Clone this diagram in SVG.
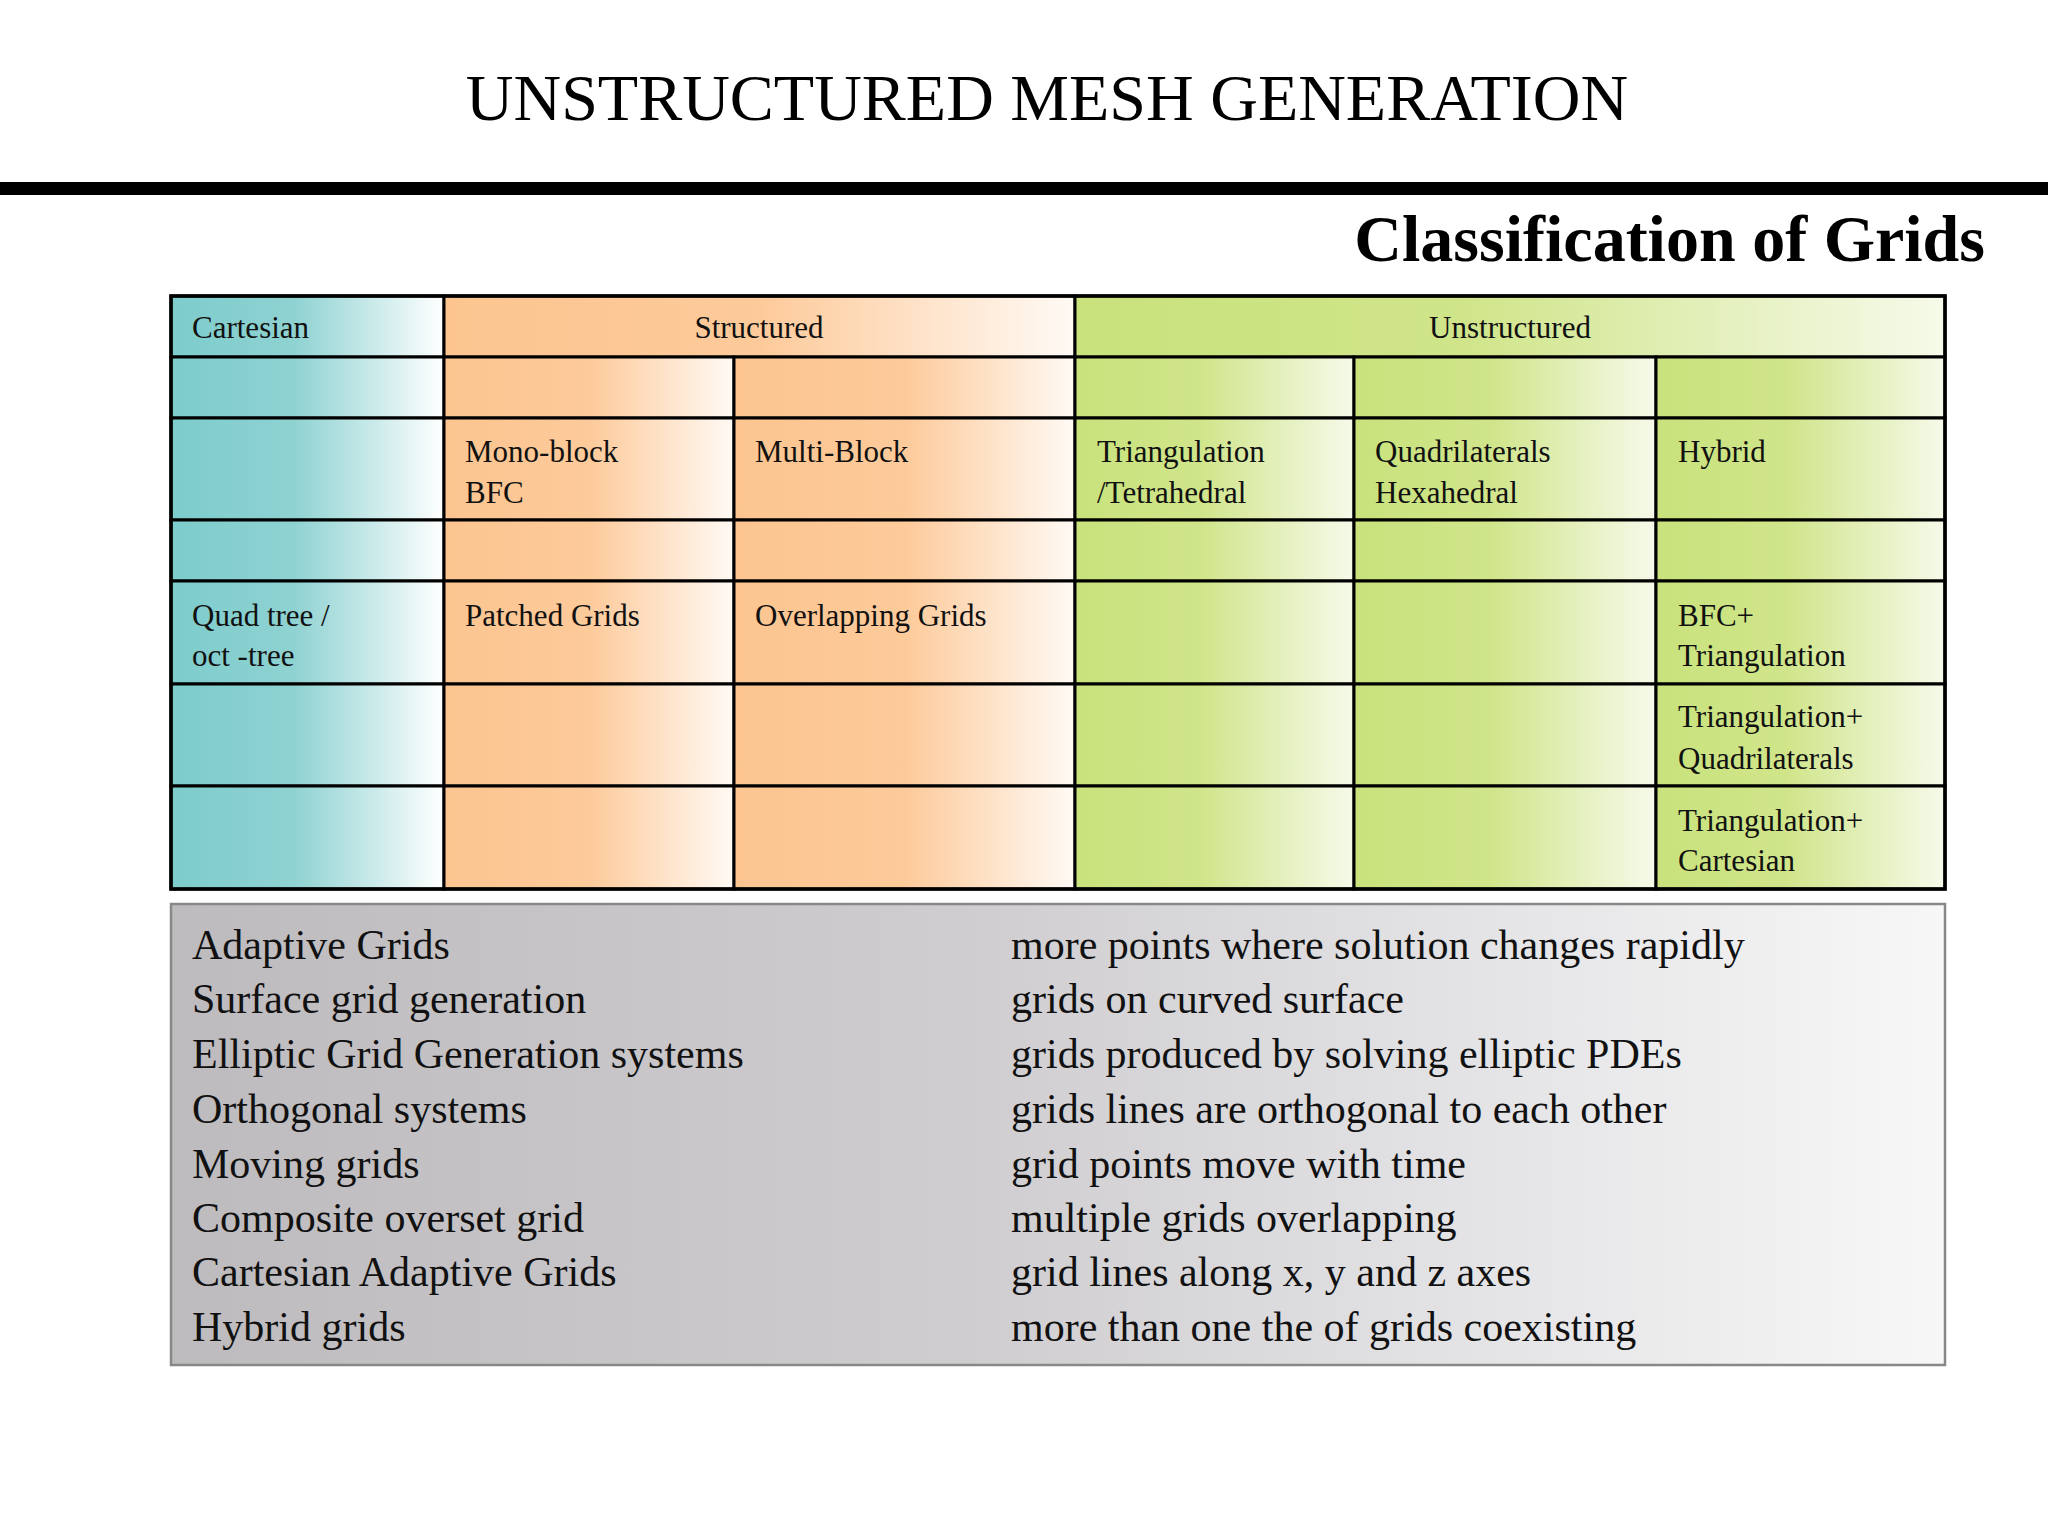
<svg xmlns="http://www.w3.org/2000/svg" width="2048" height="1536" viewBox="0 0 2048 1536">
<defs>
<linearGradient id="gc" x1="0" y1="0" x2="1" y2="0"><stop offset="0" stop-color="#7dcccc"/><stop offset="0.45" stop-color="#8fd2d2"/><stop offset="1" stop-color="#ffffff"/></linearGradient>
<linearGradient id="gs" x1="0" y1="0" x2="1" y2="0"><stop offset="0" stop-color="#fcc590"/><stop offset="0.5" stop-color="#fdca9a"/><stop offset="1" stop-color="#fffaf5"/></linearGradient>
<linearGradient id="gu" x1="0" y1="0" x2="1" y2="0"><stop offset="0" stop-color="#c9e27c"/><stop offset="0.45" stop-color="#d0e58a"/><stop offset="1" stop-color="#f6faea"/></linearGradient>
<linearGradient id="gb" x1="0" y1="0" x2="1" y2="0"><stop offset="0" stop-color="#bdbbbe"/><stop offset="0.45" stop-color="#cfcdd0"/><stop offset="1" stop-color="#f7f7f8"/></linearGradient>
<style>
.t{font-family:"Liberation Serif",serif;font-size:31px;fill:#111}
.b{font-family:"Liberation Serif",serif;font-size:42px;fill:#111}
.c{stroke:#000;stroke-width:3}
</style>
</defs>
<rect width="2048" height="1536" fill="#fff"/>
<text x="1047" y="120" text-anchor="middle" font-family="Liberation Serif,serif" font-size="66">UNSTRUCTURED MESH GENERATION</text>
<rect x="0" y="182" width="2048" height="13" fill="#000"/>
<text x="1985" y="261" text-anchor="end" font-family="Liberation Serif,serif" font-size="66" font-weight="bold">Classification of Grids</text>
<g id="table">
<rect class="c" x="171" y="296" width="273" height="61" fill="url(#gc)"/>
<rect class="c" x="444" y="296" width="631" height="61" fill="url(#gs)"/>
<rect class="c" x="1075" y="296" width="870" height="61" fill="url(#gu)"/>
<g id="cells">
<!-- rows -->
<g fill="url(#gc)" class="c">
<rect x="171" y="357" width="273" height="61"/><rect x="171" y="418" width="273" height="102"/><rect x="171" y="520" width="273" height="61"/><rect x="171" y="581" width="273" height="103"/><rect x="171" y="684" width="273" height="102"/><rect x="171" y="786" width="273" height="103"/>
</g>
<g fill="url(#gs)" class="c">
<rect x="444" y="357" width="290" height="61"/><rect x="444" y="418" width="290" height="102"/><rect x="444" y="520" width="290" height="61"/><rect x="444" y="581" width="290" height="103"/><rect x="444" y="684" width="290" height="102"/><rect x="444" y="786" width="290" height="103"/>
<rect x="734" y="357" width="341" height="61"/><rect x="734" y="418" width="341" height="102"/><rect x="734" y="520" width="341" height="61"/><rect x="734" y="581" width="341" height="103"/><rect x="734" y="684" width="341" height="102"/><rect x="734" y="786" width="341" height="103"/>
</g>
<g fill="url(#gu)" class="c">
<rect x="1075" y="357" width="279" height="61"/><rect x="1075" y="418" width="279" height="102"/><rect x="1075" y="520" width="279" height="61"/><rect x="1075" y="581" width="279" height="103"/><rect x="1075" y="684" width="279" height="102"/><rect x="1075" y="786" width="279" height="103"/>
<rect x="1354" y="357" width="302" height="61"/><rect x="1354" y="418" width="302" height="102"/><rect x="1354" y="520" width="302" height="61"/><rect x="1354" y="581" width="302" height="103"/><rect x="1354" y="684" width="302" height="102"/><rect x="1354" y="786" width="302" height="103"/>
<rect x="1656" y="357" width="289" height="61"/><rect x="1656" y="418" width="289" height="102"/><rect x="1656" y="520" width="289" height="61"/><rect x="1656" y="581" width="289" height="103"/><rect x="1656" y="684" width="289" height="102"/><rect x="1656" y="786" width="289" height="103"/>
</g>
</g>
<rect x="171" y="296" width="1774" height="593" fill="none" stroke="#000" stroke-width="3.5"/>
<g id="labels" class="t">
<text x="192" y="338">Cartesian</text>
<text x="759" y="338" text-anchor="middle">Structured</text>
<text x="1510" y="338" text-anchor="middle">Unstructured</text>
<text x="465" y="462">Mono-block</text><text x="465" y="503">BFC</text>
<text x="755" y="462">Multi-Block</text>
<text x="1097" y="462">Triangulation</text><text x="1097" y="503">/Tetrahedral</text>
<text x="1375" y="462">Quadrilaterals</text><text x="1375" y="503">Hexahedral</text>
<text x="1678" y="462">Hybrid</text>
<text x="192" y="626">Quad tree /</text><text x="192" y="666">oct -tree</text>
<text x="465" y="626">Patched Grids</text>
<text x="755" y="626">Overlapping Grids</text>
<text x="1678" y="626">BFC+</text><text x="1678" y="666">Triangulation</text>
<text x="1678" y="727">Triangulation+</text><text x="1678" y="769">Quadrilaterals</text>
<text x="1678" y="831">Triangulation+</text><text x="1678" y="871">Cartesian</text>
</g>
</g>
<g id="legend">
<rect x="171" y="904" width="1774" height="461" fill="url(#gb)" stroke="#888" stroke-width="2.5"/>
<g class="b">
<text x="192" y="959">Adaptive Grids</text><text x="1011" y="959">more points where solution changes rapidly</text>
<text x="192" y="1013">Surface grid generation</text><text x="1011" y="1013">grids on curved surface</text>
<text x="192" y="1068">Elliptic Grid Generation systems</text><text x="1011" y="1068">grids produced by solving elliptic PDEs</text>
<text x="192" y="1123">Orthogonal systems</text><text x="1011" y="1123">grids lines are orthogonal to each other</text>
<text x="192" y="1178">Moving grids</text><text x="1011" y="1178">grid points move with time</text>
<text x="192" y="1232">Composite overset grid</text><text x="1011" y="1232">multiple grids overlapping</text>
<text x="192" y="1286">Cartesian Adaptive Grids</text><text x="1011" y="1286">grid lines along x, y and z axes</text>
<text x="192" y="1341">Hybrid grids</text><text x="1011" y="1341">more than one the of grids coexisting</text>
</g>
</g>
</svg>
═══
» **Task goal**:
Make an exact copy of all the material, but keep the pictures out of it.

» **Answer in full**:
Clone this diagram in SVG.
<svg xmlns="http://www.w3.org/2000/svg" width="2048" height="1536" viewBox="0 0 2048 1536">
<defs>
<linearGradient id="gc" x1="0" y1="0" x2="1" y2="0"><stop offset="0" stop-color="#7dcccc"/><stop offset="0.45" stop-color="#8fd2d2"/><stop offset="1" stop-color="#ffffff"/></linearGradient>
<linearGradient id="gs" x1="0" y1="0" x2="1" y2="0"><stop offset="0" stop-color="#fcc590"/><stop offset="0.5" stop-color="#fdca9a"/><stop offset="1" stop-color="#fffaf5"/></linearGradient>
<linearGradient id="gu" x1="0" y1="0" x2="1" y2="0"><stop offset="0" stop-color="#c9e27c"/><stop offset="0.45" stop-color="#d0e58a"/><stop offset="1" stop-color="#f6faea"/></linearGradient>
<linearGradient id="gb" x1="0" y1="0" x2="1" y2="0"><stop offset="0" stop-color="#bdbbbe"/><stop offset="0.45" stop-color="#cfcdd0"/><stop offset="1" stop-color="#f7f7f8"/></linearGradient>
<style>
.t{font-family:"Liberation Serif",serif;font-size:31px;fill:#111}
.b{font-family:"Liberation Serif",serif;font-size:42px;fill:#111}
.c{stroke:#000;stroke-width:3}
</style>
</defs>
<rect width="2048" height="1536" fill="#fff"/>
<text x="1047" y="120" text-anchor="middle" font-family="Liberation Serif,serif" font-size="66">UNSTRUCTURED MESH GENERATION</text>
<rect x="0" y="182" width="2048" height="13" fill="#000"/>
<text x="1985" y="261" text-anchor="end" font-family="Liberation Serif,serif" font-size="66" font-weight="bold">Classification of Grids</text>
<g id="table">
<rect class="c" x="171" y="296" width="273" height="61" fill="url(#gc)"/>
<rect class="c" x="444" y="296" width="631" height="61" fill="url(#gs)"/>
<rect class="c" x="1075" y="296" width="870" height="61" fill="url(#gu)"/>
<g id="cells">
<!-- rows -->
<g fill="url(#gc)" class="c">
<rect x="171" y="357" width="273" height="61"/><rect x="171" y="418" width="273" height="102"/><rect x="171" y="520" width="273" height="61"/><rect x="171" y="581" width="273" height="103"/><rect x="171" y="684" width="273" height="102"/><rect x="171" y="786" width="273" height="103"/>
</g>
<g fill="url(#gs)" class="c">
<rect x="444" y="357" width="290" height="61"/><rect x="444" y="418" width="290" height="102"/><rect x="444" y="520" width="290" height="61"/><rect x="444" y="581" width="290" height="103"/><rect x="444" y="684" width="290" height="102"/><rect x="444" y="786" width="290" height="103"/>
<rect x="734" y="357" width="341" height="61"/><rect x="734" y="418" width="341" height="102"/><rect x="734" y="520" width="341" height="61"/><rect x="734" y="581" width="341" height="103"/><rect x="734" y="684" width="341" height="102"/><rect x="734" y="786" width="341" height="103"/>
</g>
<g fill="url(#gu)" class="c">
<rect x="1075" y="357" width="279" height="61"/><rect x="1075" y="418" width="279" height="102"/><rect x="1075" y="520" width="279" height="61"/><rect x="1075" y="581" width="279" height="103"/><rect x="1075" y="684" width="279" height="102"/><rect x="1075" y="786" width="279" height="103"/>
<rect x="1354" y="357" width="302" height="61"/><rect x="1354" y="418" width="302" height="102"/><rect x="1354" y="520" width="302" height="61"/><rect x="1354" y="581" width="302" height="103"/><rect x="1354" y="684" width="302" height="102"/><rect x="1354" y="786" width="302" height="103"/>
<rect x="1656" y="357" width="289" height="61"/><rect x="1656" y="418" width="289" height="102"/><rect x="1656" y="520" width="289" height="61"/><rect x="1656" y="581" width="289" height="103"/><rect x="1656" y="684" width="289" height="102"/><rect x="1656" y="786" width="289" height="103"/>
</g>
</g>
<rect x="171" y="296" width="1774" height="593" fill="none" stroke="#000" stroke-width="3.5"/>
<g id="labels" class="t">
<text x="192" y="338">Cartesian</text>
<text x="759" y="338" text-anchor="middle">Structured</text>
<text x="1510" y="338" text-anchor="middle">Unstructured</text>
<text x="465" y="462">Mono-block</text><text x="465" y="503">BFC</text>
<text x="755" y="462">Multi-Block</text>
<text x="1097" y="462">Triangulation</text><text x="1097" y="503">/Tetrahedral</text>
<text x="1375" y="462">Quadrilaterals</text><text x="1375" y="503">Hexahedral</text>
<text x="1678" y="462">Hybrid</text>
<text x="192" y="626">Quad tree /</text><text x="192" y="666">oct -tree</text>
<text x="465" y="626">Patched Grids</text>
<text x="755" y="626">Overlapping Grids</text>
<text x="1678" y="626">BFC+</text><text x="1678" y="666">Triangulation</text>
<text x="1678" y="727">Triangulation+</text><text x="1678" y="769">Quadrilaterals</text>
<text x="1678" y="831">Triangulation+</text><text x="1678" y="871">Cartesian</text>
</g>
</g>
<g id="legend">
<rect x="171" y="904" width="1774" height="461" fill="url(#gb)" stroke="#888" stroke-width="2.5"/>
<g class="b">
<text x="192" y="959">Adaptive Grids</text><text x="1011" y="959">more points where solution changes rapidly</text>
<text x="192" y="1013">Surface grid generation</text><text x="1011" y="1013">grids on curved surface</text>
<text x="192" y="1068">Elliptic Grid Generation systems</text><text x="1011" y="1068">grids produced by solving elliptic PDEs</text>
<text x="192" y="1123">Orthogonal systems</text><text x="1011" y="1123">grids lines are orthogonal to each other</text>
<text x="192" y="1178">Moving grids</text><text x="1011" y="1178">grid points move with time</text>
<text x="192" y="1232">Composite overset grid</text><text x="1011" y="1232">multiple grids overlapping</text>
<text x="192" y="1286">Cartesian Adaptive Grids</text><text x="1011" y="1286">grid lines along x, y and z axes</text>
<text x="192" y="1341">Hybrid grids</text><text x="1011" y="1341">more than one the of grids coexisting</text>
</g>
</g>
</svg>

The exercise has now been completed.